3.2. Quarto motivo – Omessa pronuncia e/o motivazione inesistente, incongruente, insufficiente, erronea, illogica e contraddittoria, riguardo un fatto controverso decisivo del giudizio, ovvero sulla legittimità, idoneità e congruità e coerenza della prova presuntiva portata dall’Ufficio a sostegno dell’accertamento induttivo emesso, quindi di quella concreta contraria viceversa illustrata dalla ricorrente e del tutto ignorata dal giudice d’appello, nonchè la legittima distribuzione dell’onere della prova, in violazione – falsa applicazione tra l’altro del D.P.R. n. 600 del 1973, art. 39, del D.P.R. n. 633 del 1972, art. 54, artt. 2729, 2727 e 2697 c.c., nonchè dell’art. 112 c.p.c. e della conforme giurisprudenza della Corte.

3.3. I motivi terzo e quarto sono inammissibili per plurime ragioni e vanno respinti.
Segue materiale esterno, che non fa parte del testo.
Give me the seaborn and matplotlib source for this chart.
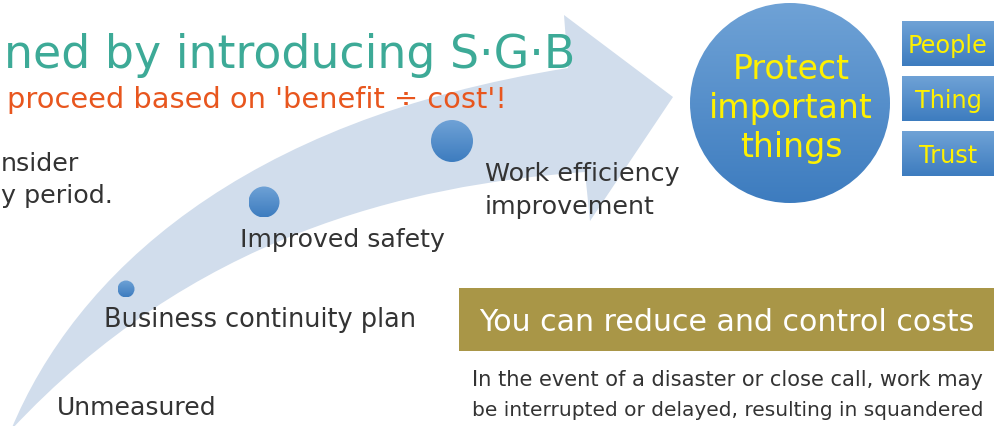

3.4. Sono infatti generici e privi di concreti riferimenti ai fatti controversi, oltre che carenti sul piano dell’autosufficienza in quanto non recano la trascrizione dell’avviso nei passi principali, conferenti alle censure; inoltre non colgono la ratio decidendi fondata anche sul mancato assolvimento dell’onere probatorio gravante sulla contribuente. In proposito, con riferimento alla rilevanza delle dichiarazioni rese dalla contribuente nel corso della verifica, ricordando che questa Corte ha già affermato che la partecipazione del contribuente alle operazioni di verifica senza contestazioni, pur in mancanza di un’approvazione espressa, equivale sostanzialmente ad accettazione delle operazioni stesse e dei loro risultati, attesa la facoltà e l’onere di formulare immediatamente il proprio dissenso (Cass. nn. 15851/2016, 1286/2004), va a maggior ragione confermata la sostanziale natura confessoria delle dichiarazioni rese dalla contribuente in sede di accesso e la loro idoneità a fondare l’accertamento.
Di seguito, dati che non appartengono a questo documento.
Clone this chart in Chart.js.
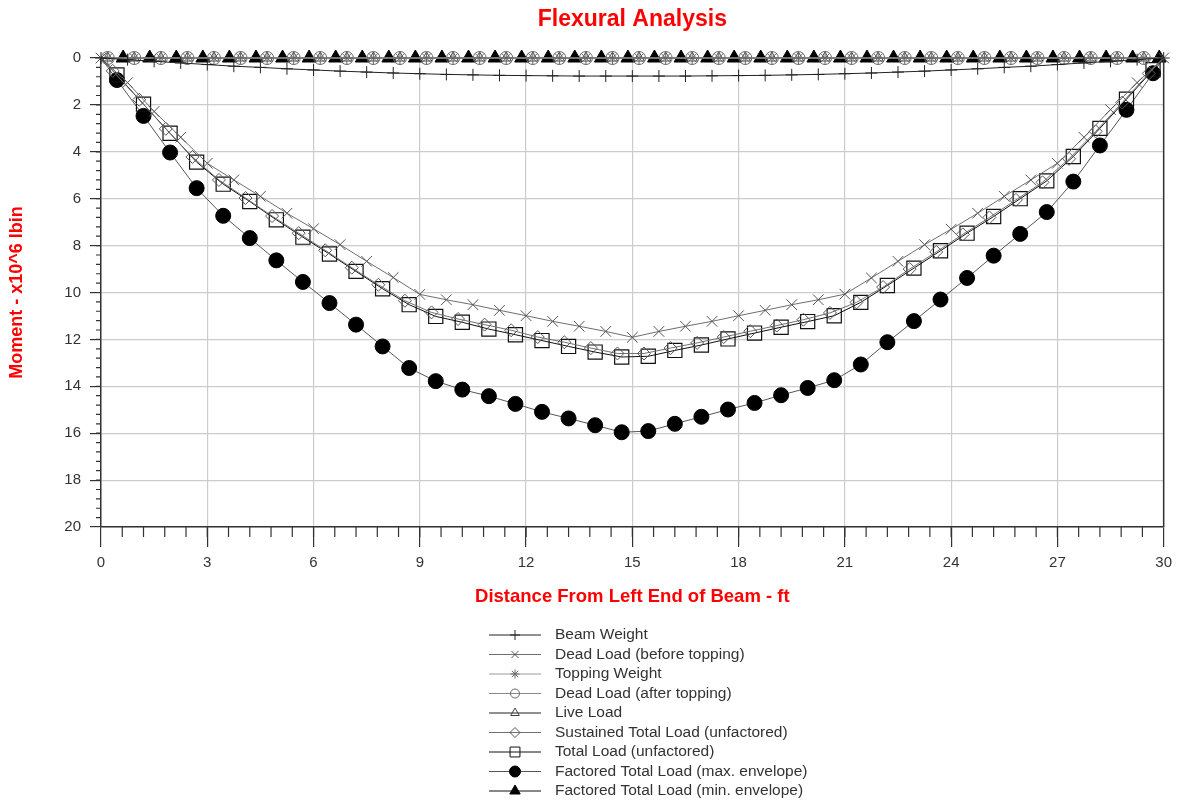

4.1. In conclusione il ricorso va accolto sul secondo motivo, inammissibili i motivi primo, terzo e quarto: la sentenza impugnata va cassata e, non potendo essere decisa nel merito la controversia, va rinviata alla CTR della Toscana in altra composizione per il compiuto riesame e per la statuizione anche sulle spese del giudizio di legittimità.

PQM

La Corte di cassazione, accoglie il ricorso sul secondo motivo, inammissibili i motivi primo, terzo e quarto; cassa la sentenza impugnata e rinvia alla CTR della Toscana in altra composizione per il riesame e la statuizione sulle spese del giudizio di legittimità.

Così deciso in Roma, nella Camera di Consiglio, il 7 dicembre 2016.